В 1997 году я встречался в Могилеве и ни один вечер дискутировал с бывшим тогда директором Петербургского библейского института Б-м. Позже беседовал с сотрудником того же заведения Д. Неплохо знаком и с джамбульскими курсантами, которые без согласия своих церквей поехали в эту школу учиться. Директор, а потом сотрудник ввели меня в курс дела: вы, мол, русские – ненастоящие баптисты, вы – смесь православия и молоканства. А чистый баптизм – американский! У вас половину гимнов из сборников надо выбросить. Что это вы поете? «Страшно бушует житейское море…» Надо радоваться и прославлять Господа, а вы все еще барахтаетесь в волнах житейского моря!

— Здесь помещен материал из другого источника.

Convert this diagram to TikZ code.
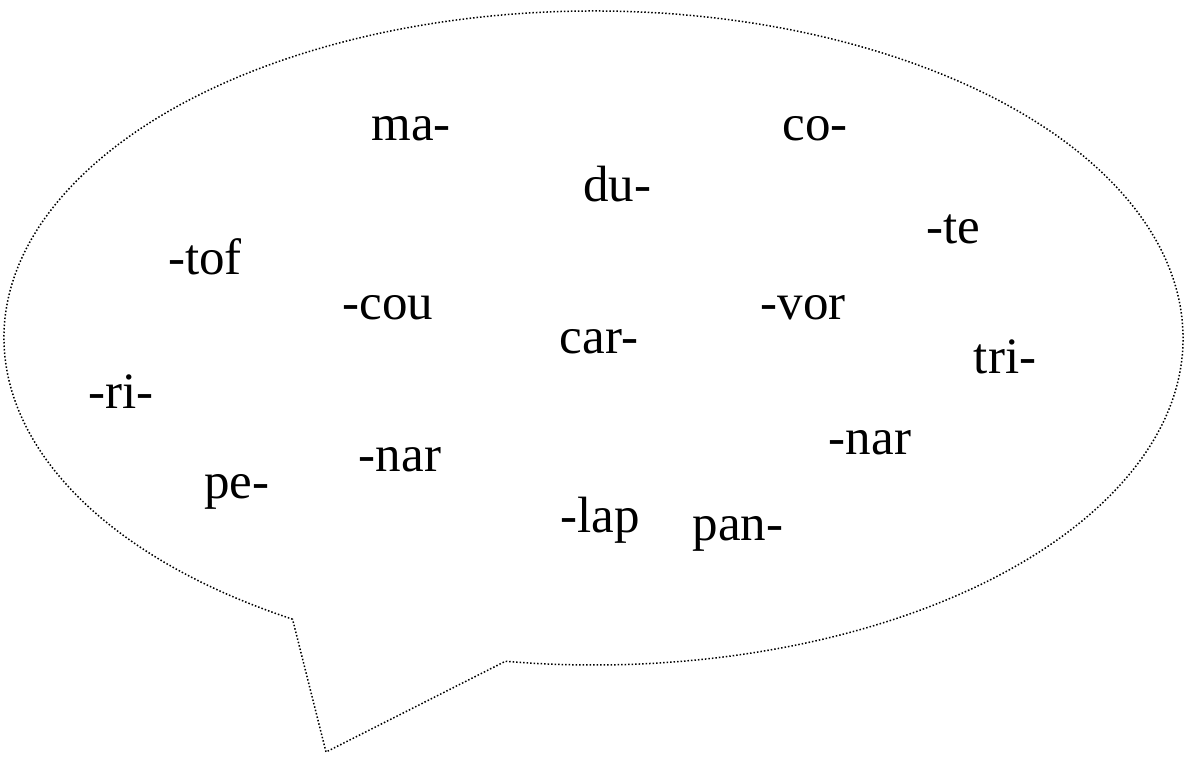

Я спрашиваю сотрудника: «Вы являетесь членом какой-либо поместной церкви в Петербурге?» – «У нас при институте есть своя, американская баптистская церковь и свои пасторы – преподаватели, богословы», – отвечает он. «А вы когда поете свои гимны, то прихлопываете и притоптываете?» – интересуюсь я. «А что же, сидеть, как каменные изваяния?! Вспомните Давида!» – «Но Давид не только танцевал, – объяснял я ему. – Он пролил много чужой крови. Не можем же мы во всем подражать ему! Мы – верующие Нового Завета, и у нас другие образцы. У вас на незнакомых языках молятся?» – «Где Дух Господень, там свобода», – отвечает он. «Так вы – харизматы?» – удивляюсь я. «Нет, мы – настоящие баптисты. Харизматы – наши братья», – с гордостью говорит он.
Если бы добавить сюда еще и фотографии моих собеседников (в том числе джамбульских курсанта и курсантки, которая вскоре сделалась молодой женой 70-летнего радиопроповедника), то можно согласиться с тем, что мы, русские, действительно «ненастоящие баптисты». Настоящие баптисты там, в Америке. Они постоянно улыбаются, одеваются по последней «лаодикийской моде», в собраниях молятся сидя, после собрания идут на танцы, играют в гольф и волейбол, создают футбольные команды, болеют на стадионах, курят, пьют…
Мы же, русские – «ненастоящие баптисты», живем в «глубоком вчера», в древнехристианском, нецивилизованном веке. У нас все те же «тягучие минорные песнопения, все те же многочасовые служения и, конечно, каменные лица без улыбок, эмоций и чувств» («Вера и жизнь», 2001, № 2).
Тот же пастор из Донбасса писал о наших братьях-иммигрантах в Америке: «Уже сейчас детям их скучно и неинтересно в таких церквах. (Нет развлекательных увеселений! – Авт.). Я слышал их исповеди. Кто-то сказал, что ничто так не убивает христианство, как скука. Дело в том, что они увезли с собой образ церкви советского периода. И трепетно культивируют этот образ на американской земле. С закрытостью, закомплексованностью, собственной внутренней культурой, своеобразной одеждой и особым поведением. Они другой церкви не видели и не представляют. Их дети, молодежь, очень быстро воспринимают язык, культуру, образ жизни и поведение сверстников. В их облике – раскованность, внутреннее достоинство и свободолюбие американцев, что никак не вписывается в консервативные стандарты иммигрантской церкви. Лучшие уходят в американские церкви, что не так плохо…» (там же).
Не зная, можно подумать, что мы прочитали выдержку из газетной статьи атеистических пропагандистов о нас, верующих 50-70-х годов XX века. Если такие пасторы и дальше будут пасти церкви евангельских христиан-баптистов в СНГ, а христианские журналы – предоставлять им свои страницы, то они скоро развратят народ Божий, в первую очередь – молодежь. По-своему понимая миссионерское назначение Церкви Христа на земле и ставя его выше внутренних достоинств святости и чистоты самой Церкви, они смешивают ее со всем окружающим ее христианским миром. Подведут «под мировые стандарты». Лишат ее «уникальности», «закрытости» и всего того, что делает ее «не от мира сего» (Иоан. 17:14). То есть того, что ограждало ее уже две тысячи лет от омирщения.